Not every async is good

Recently I found code that looks like this:
 

        static async Task Main(string[] args)
        {
            const int MaxLines = 10000;
            string line;
            List<string> lines = new List<string>();
            Stopwatch stopwatch = Stopwatch.StartNew();

            using var reader = new StreamReader(args[0]);
            while ((line = await reader.ReadLineAsync()) != null)
            {
                if (lines.Count >= MaxLines)
                {
                    lines.Clear();
                }

                lines.Add(line);
            }

            Console.WriteLine(stopwatch.ElapsedMilliseconds);
        }

As you can see this code is written “by the book”, everything is async: Main function is async, reading from file is async, and looks like this code is good. And if you ask people around which version would be faster: this one or non-async you will get mixed result. Some will say that async version will be faster, some will say they are about the same, and some will say that async will be slightly slower due to async overhead.
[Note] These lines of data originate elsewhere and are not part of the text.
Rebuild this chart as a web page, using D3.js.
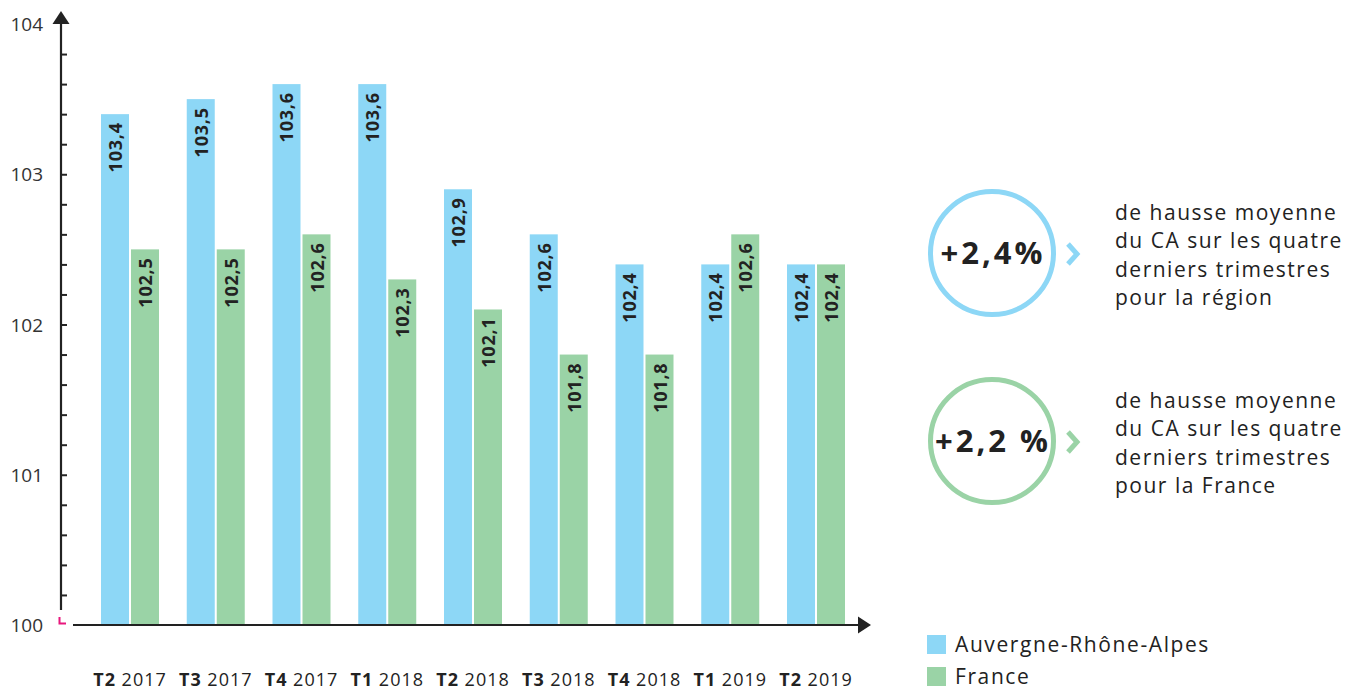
<!DOCTYPE html>
<html>
<head>
<meta charset="utf-8">
<script src="https://cdn.jsdelivr.net/npm/d3@7"></script>
<style>
  body { margin: 0; background: #ffffff; }
  svg text { font-family: 'Open Sans', sans-serif; }
</style>
</head>
<body>
<svg id="chart" width="1354" height="690"></svg>
<script>
// data
const quarters = ['T2', 'T3', 'T4', 'T1', 'T2', 'T3', 'T4', 'T1', 'T2']
const years = ['2017', '2017', '2017', '2018', '2018', '2018', '2018', '2019', '2019']
const series = ['Auvergne-Rhône-Alpes', 'France']
const regionValues = [103.4, 103.5, 103.6, 103.6, 102.9, 102.6, 102.4, 102.4, 102.4]
const franceValues = [102.5, 102.5, 102.6, 102.3, 102.1, 101.8, 101.8, 102.6, 102.4]
const yTicks = [100, 101, 102, 103, 104]
const colors = ['#8dd7f6', '#9ad3a6']
const stats = ['+2,4%', '+2,2 %']
const statTexts = [
  ['de hausse moyenne', 'du CA sur les quatre', 'derniers trimestres', 'pour la région'],
  ['de hausse moyenne', 'du CA sur les quatre', 'derniers trimestres', 'pour la France']
]

const svg = d3.select('#chart')
const categories = quarters.map((q, i) => q + ' ' + years[i])

const x = d3.scaleBand()
  .domain(d3.range(categories.length))
  .range([101, 845])
  .paddingInner(0.3236)
  .paddingOuter(0)

const xSub = d3.scaleBand()
  .domain(series)
  .range([0, x.bandwidth()])
  .paddingInner(0.0667)

const y = d3.scaleLinear()
  .domain([100, 104])
  .range([625, 24])

const color = d3.scaleOrdinal().domain(series).range(colors)

/*********** bars ***********/
const groups = svg.append('g')
  .selectAll('g')
  .data(categories.map((c, i) => ({ i, vals: [regionValues[i], franceValues[i]] })))
  .join('g')
  .attr('transform', d => 'translate(' + x(d.i) + ',0)')

groups.selectAll('rect')
  .data(d => d.vals.map((v, k) => ({ key: series[k], v })))
  .join('rect')
  .attr('x', d => xSub(d.key))
  .attr('y', d => y(d.v))
  .attr('width', xSub.bandwidth())
  .attr('height', d => y(100) - y(d.v))
  .attr('fill', d => color(d.key))

groups.selectAll('text.val')
  .data(d => d.vals.map((v, k) => ({ key: series[k], v })))
  .join('text')
  .attr('class', 'val')
  .attr('transform', d => 'translate(' + (xSub(d.key) + xSub.bandwidth() / 2 + 7) + ',' + (y(d.v) + 8) + ') rotate(-90)')
  .attr('text-anchor', 'end')
  .attr('font-size', 18)
  .attr('font-weight', 700)
  .attr('letter-spacing', 0.8)
  .attr('fill', '#222')
  .text(d => d3.format('.1f')(d.v).replace('.', ','))

/*********** axes ***********/
const yAxis = svg.append('g')
  .attr('transform', 'translate(61,0)')
  .call(d3.axisRight(y)
    .tickValues(d3.range(100.2, 104, 0.2))
    .tickSize(6)
    .tickFormat(''))
yAxis.select('.domain').remove()
yAxis.selectAll('.tick line').attr('stroke', '#222').attr('stroke-width', 2)

svg.append('line')
  .attr('x1', 61).attr('x2', 61)
  .attr('y1', y(100) - 15).attr('y2', 20)
  .attr('stroke', '#222').attr('stroke-width', 2.2)

svg.append('path')
  .attr('d', 'M61,11 L69.5,24 L52.5,24 Z')
  .attr('fill', '#222')

// pink origin mark
svg.append('path')
  .attr('d', 'M59.5,617 L59.5,623.5 L66,623.5')
  .attr('fill', 'none')
  .attr('stroke', '#e8177d')
  .attr('stroke-width', 2)

svg.append('line')
  .attr('x1', 73).attr('x2', 860)
  .attr('y1', y(100)).attr('y2', y(100))
  .attr('stroke', '#222').attr('stroke-width', 2.2)

svg.append('path')
  .attr('d', 'M871,' + y(100) + ' L858,' + (y(100) - 8.5) + ' L858,' + (y(100) + 8.5) + ' Z')
  .attr('fill', '#222')

svg.append('g')
  .selectAll('text')
  .data(yTicks)
  .join('text')
  .attr('x', 43)
  .attr('y', d => y(d) + 7)
  .attr('text-anchor', 'end')
  .attr('font-size', 19)
  .attr('fill', '#333')
  .text(d => d)

const xLabels = svg.append('g')
  .selectAll('text')
  .data(categories.map((c, i) => i))
  .join('text')
  .attr('x', i => x(i) + x.bandwidth() / 2)
  .attr('y', 686)
  .attr('text-anchor', 'middle')
  .attr('font-size', 18)
  .attr('letter-spacing', 1)
  .attr('fill', '#222')
xLabels.append('tspan').attr('font-weight', 700).text(i => quarters[i])
xLabels.append('tspan').text(i => ' ' + years[i])

/*********** stats ***********/
const statCy = [253, 441]
stats.forEach((s, k) => {
  const cy = statCy[k]
  svg.append('circle')
    .attr('cx', 992).attr('cy', cy).attr('r', 61.5)
    .attr('fill', 'none')
    .attr('stroke', colors[k])
    .attr('stroke-width', 5)
  svg.append('text')
    .attr('x', 993).attr('y', cy + 11)
    .attr('text-anchor', 'middle')
    .attr('font-size', 31)
    .attr('font-weight', 700)
    .attr('letter-spacing', 3)
    .attr('fill', '#222')
    .text(s)
  svg.append('path')
    .attr('d', 'M1068,' + (cy - 9) + ' L1077,' + (cy + 1) + ' L1068,' + (cy + 11))
    .attr('fill', 'none')
    .attr('stroke', colors[k])
    .attr('stroke-width', 5)
  svg.append('g')
    .selectAll('text')
    .data(statTexts[k])
    .join('text')
    .attr('x', 1115)
    .attr('y', (d, j) => cy - 33 + j * 28.3)
    .attr('font-size', 21)
    .attr('letter-spacing', 1.5)
    .attr('fill', '#222')
    .text(d => d)
})

/*********** legend ***********/
const legend = svg.append('g')
  .selectAll('g')
  .data(series)
  .join('g')
  .attr('transform', (d, i) => 'translate(927,' + (635 + i * 32) + ')')
legend.append('rect')
  .attr('width', 19).attr('height', 19)
  .attr('fill', d => color(d))
legend.append('text')
  .attr('x', 28).attr('y', 17)
  .attr('font-size', 21)
  .attr('letter-spacing', 1.6)
  .attr('fill', '#222')
  .text(d => d)
</script>
</body>
</html>
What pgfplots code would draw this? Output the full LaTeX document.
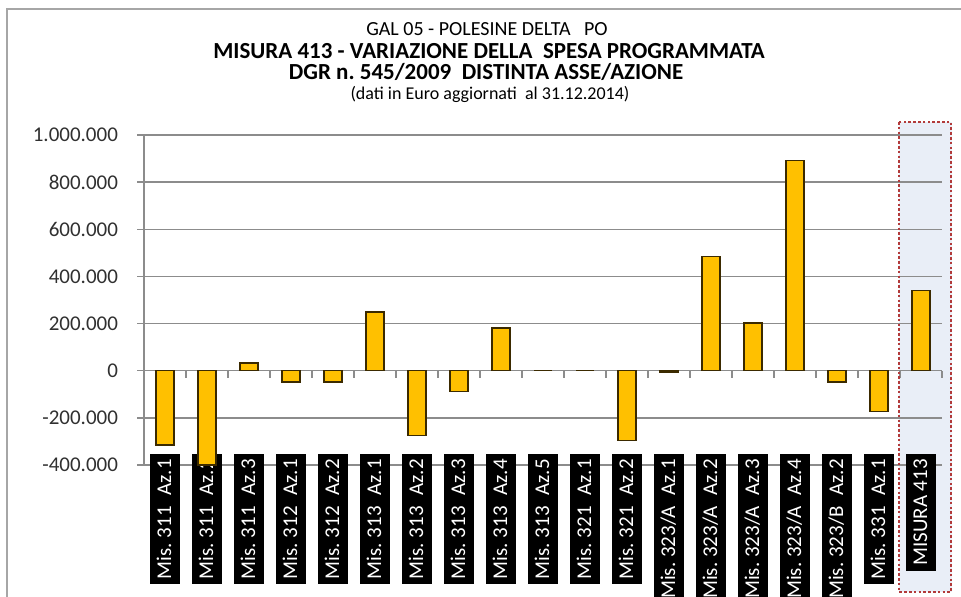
\documentclass[border=0pt]{standalone}
\usepackage{pgfplots}
\pgfplotsset{compat=1.18}
\usepackage{fontspec}
\setmainfont{Carlito}
\frenchspacing

\definecolor{barfill}{HTML}{FFC000}
\definecolor{baredge}{HTML}{3B2A00}
\definecolor{gridc}{HTML}{8C8C8C}
\definecolor{framec}{HTML}{A6A6A6}
\definecolor{boxblue}{HTML}{E9EEF7}
\definecolor{dotred}{HTML}{B23A3A}
\definecolor{ticktext}{HTML}{303030}

\begin{document}
\begin{tikzpicture}
% page: 961 x 596 px, 1 px = 0.5pt
\clip (0,0) rectangle (480.5pt,298pt);
\draw[framec, line width=0.7pt] (3.5pt,293.4pt) rectangle (500pt,-10pt);
\fill[boxblue] (449.5pt,237pt) rectangle (476pt,2pt);

\node[font=\fontsize{10}{12}\selectfont] at (243.5pt,283.5pt) {GAL 05 - POLESINE DELTA\ \ \ PO};
\node[font=\fontsize{11.5}{13}\selectfont\bfseries] at (244.5pt,272.5pt) {MISURA 413 - VARIAZIONE DELLA\ \ SPESA PROGRAMMATA};
\node[font=\fontsize{11.5}{13}\selectfont\bfseries] at (243pt,262pt) {DGR n. 545/2009\ \ DISTINTA ASSE/AZIONE};
\node[font=\fontsize{9}{11}\selectfont] at (245pt,251pt) {(dati in Euro aggiornati\ \ al 31.12.2014)};

\begin{axis}[
  at={(72pt,65.5pt)}, anchor=south west,
  width=399pt, height=165pt, scale only axis,
  xmin=-0.5, xmax=18.5,
  ymin=-400000, ymax=1000000,
  axis y line*=left,
  axis x line*=middle,
  axis line style={gridc, line width=0.7pt},
  ytick={-400000,-200000,...,1000000},
  scaled y ticks=false,
  ymajorgrids,
  grid style={gridc, line width=0.7pt},
  tick align=outside,
  major tick length=3.5pt,
  minor tick length=3.5pt,
  tick style={gridc, line width=0.7pt},
  major x tick style={draw=none},
  xtick={0,...,18},
  minor xtick={-0.5,0.5,...,18.5},
  xticklabels={Mis. 311\hspace{3pt} Az.1, Mis. 311\hspace{3pt} Az.2, Mis. 311\hspace{3pt} Az.3,
    Mis. 312\hspace{3pt} Az.1, Mis. 312\hspace{3pt} Az.2, Mis. 313\hspace{3pt} Az.1, Mis. 313\hspace{3pt} Az.2,
    Mis. 313\hspace{3pt} Az.3, Mis. 313\hspace{3pt} Az.4, Mis. 313\hspace{3pt} Az.5, Mis. 321\hspace{3pt} Az.1,
    Mis. 321\hspace{3pt} Az.2, Mis. 323/A\hspace{3pt} Az.1, Mis. 323/A\hspace{3pt} Az.2, Mis. 323/A\hspace{3pt} Az.3,
    Mis. 323/A\hspace{3pt} Az.4, Mis. 323/B\hspace{3pt} Az.2, Mis. 331\hspace{3pt} Az.1, MISURA 413},
  xticklabel style={yshift=-38pt, rotate=90, anchor=east,
    fill=black, text=white, font=\fontsize{10.5}{12}\selectfont,
    text height=8.7pt, text depth=2.7pt, inner ysep=1.8pt, inner xsep=2.5pt},
  yticklabel style={font=\fontsize{10.5}{12}\selectfont, text=ticktext, xshift=-6pt},
  /pgf/number format/.cd, fixed, 1000 sep={.}, assume math mode=true,
]
\addplot[ybar, bar width=0.42, fill=barfill, draw=baredge, line width=0.7pt]
  coordinates {
    (0,-315000) (1,-400000) (2,33000) (3,-48000) (4,-48000)
    (5,249000) (6,-276000) (7,-88000) (8,181000) (9,0)
    (10,0) (11,-296000) (12,-5000) (13,485000) (14,202000)
    (15,891000) (16,-48000) (17,-173000) (18,341000)
  };
\end{axis}

\draw[dotred, line width=1.3pt, dash pattern=on 1.3pt off 1.1pt] (449.5pt,237pt) rectangle (475.5pt,2pt);
\end{tikzpicture}
\end{document}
So, let me do some science and run this code. I have 1 Gb text file on HDD just for tests like this. Hmm, 96 seconds. Well, maybe file was “cold”, let me run it again. 92 seconds. Well, it should be that pesky old and slow HDD. Let me move to one of the fastest SSD on market and run it again. 90 seconds. What? There is clearly something wrong here. Let me run non-async version: 2.4 seconds from HDD and 2.2 from SSD. No way! Clearly something wrong with my code.

Let me explain result, what is async and what it should be used for.

Firstly, async by itself never improve performance. Async allows utilize threads much better and allows to do the same with less threads. Thread itself is quite expensive object for operating system and there is hard limit of how many threads can exist. And most of the time these threads doing nothing. They are sleeping on some delay, waiting for some event etc. And clearly it would be nice to utilize them better. Specially it is important for servers. Most typical example is web server. Most typical operations on web server is receiving data, waiting for database server to response and sending data. As result in 99.9% of cases thread in non-async code is just doing nothing. And there is limit on how many threads web server will create to serve requests. After that new requests will wait in queue to be processed. And using async in web server will provide enormous benefits and allow to serve way more requests on the same hardware using there are no other bottlenecks. For example, database server could be next bottleneck.

Anyway, back to our example. What happens here, and why it is so slow in async version? Well it is not really async problem. Problem is in StreamReader. By default, it uses “generous” 1024 bytes buffer. As result as soon as code reads 1 Kb, it will go to OS to read next 1 Kb. Going to OS will create Task, creates continuation and all other “magic” async requires. Thread will go to sleep and when data will arrive, OS will wake thread and plan it to run on next quantum of time. As result there is huge overhead about every 1 Kb of data.

Changing one line of code to this:

using var reader = new StreamReader(args[0], Encoding.UTF8, true, 1024 * 1024 * 10);

will improve speed to 3.8 seconds on HDD and 3.6 seconds on SDD. Still 50% slower than sync version, but great improvement comparing to original version.

And I would like to state that it is not artificial example. I took this code from real projects and I have seen this problem few times already. Code looks perfect but works quite slow.

I’m not saying that I’m expert in this area, but I say that async is worth in case where scalability is really important. For example, if you are expecting data from database in 100 milliseconds, your code will be activated at about 110 milliseconds, but this time threads will process other requests. But if you code is reading from “hot” file and it takes 1 millisecond, probably async will not any good here. Overhead will be bigger than async benefits.

In desktop applications async is less necessary and often just adds overhead without any benefits like in my example code. Please understand technology and details of how it works before using it everywhere in code. Else you will be unpleasantly surprised.